One essential tax planning strategy is ensuring proper documentation of income and expenses throughout the tax year. This helps avoid discrepancies when filling out the income tax return and makes it easier to identify deductible expenses. Managing tax withholdings for employees and setting aside enough funds for estimated tax payments can also streamline the filing process.

Leveraging retirement plans and exploring potential tax credits are other ways S corporations can minimize their tax burden. Always keep an eye on changes to tax laws and the latest developments in S corp taxation, as they could impact the filing process or provide additional tax-saving opportunities.

Engaging a Tax Professional

Given the complexities of S corporation taxation, engaging a tax professional can simplify the process and avoid any potential pitfalls. Tax professionals have the expertise to navigate the unique requirements and challenges of S corp tax filing deadlines, ensuring compliance and offering valuable advice on tax planning strategies.

When choosing a tax professional, consider the following aspects:

  • Experience: Look for a tax professional with experience handling S corp taxation. S corps have specific reporting requirements, such as Form 1120S and Schedule K-1, which a knowledgeable professional should be familiar with.
  • Communication: Effective communication between the S corporation and tax professional is crucial. An ideal tax professional promptly addresses queries and provides regular updates on the tax filing process.
  • Proactive Approach: A tax professional who takes a proactive approach can identify potential tax-saving strategies and advise on ways to optimize the company’s financial health.
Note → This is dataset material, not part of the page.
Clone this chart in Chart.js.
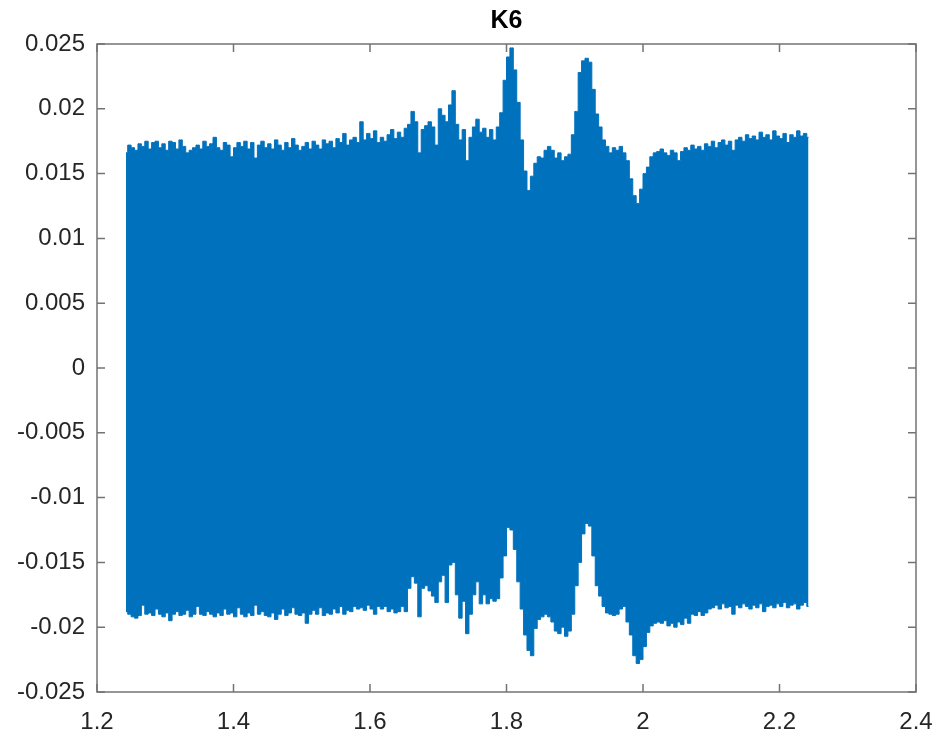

In conclusion, thoughtful tax planning strategies and engaging a tax professional can help S corporations navigate tax filing deadlines more effectively and reduce their overall tax burden. By staying organized, monitoring changes in tax laws, and seeking expert guidance, S corp owners can ensure timely and accurate tax filing.

Frequently Asked Questions

What is the due date for S corporation tax returns in 2024?

For a calendar-year S corporation, the tax return is generally due on or before March 15 in 2024. If the S corporation follows a fiscal tax year, the deadline is on or before the 15th day of the third month following the close of the fiscal year.

Can I file my S corporation taxes online for free?

There are several tax software programs available that may offer free e-filing services for S corporations, but eligibility for free filing usually depends on factors like business size, revenue, and complexity. It is advisable to look for tax preparation software catering to S corporation filing needs, comparing the features and checking if they offer a free e-filing option.

How can I get an extension for my S corp tax filing deadline?

To request a six-month extension, an S Corporation can file IRS Form 7004, Application for Automatic Extension of Time to File Certain Business Income Tax, Information, and Other Returns, by the original tax return due date. The extension grants more time to file the return, not to pay any taxes owed.

What are the consequences of late tax filing for an S corporation?

If an S corporation fails to file its tax return by the due date or extended due date, penalties can be imposed. The shareholder may also face penalties for the late filing of their individual income tax return, as the income from the S corporation is reported on the shareholder’s personal tax return.

Are there any penalties for missing the S corporation tax deadline?

Yes, missing the S corporation tax deadline may result in penalties. The IRS typically imposes a late-filing penalty on the S corporation of $210 for each month or part of a month that the return is late, per shareholder, up to a maximum of 12 months. Interest may also be charged on any unpaid tax liability.

If granted, until what date can an S Corp extend its filing deadline?

An S Corp can extend its filing deadline by six months if granted an extension by filing Form 7004. For a calendar-year S corporation, the extended due date would be September 15, 2024. If the S corporation follows a fiscal tax year, the extended due date will be the 15th day of the ninth month following the close of the fiscal year.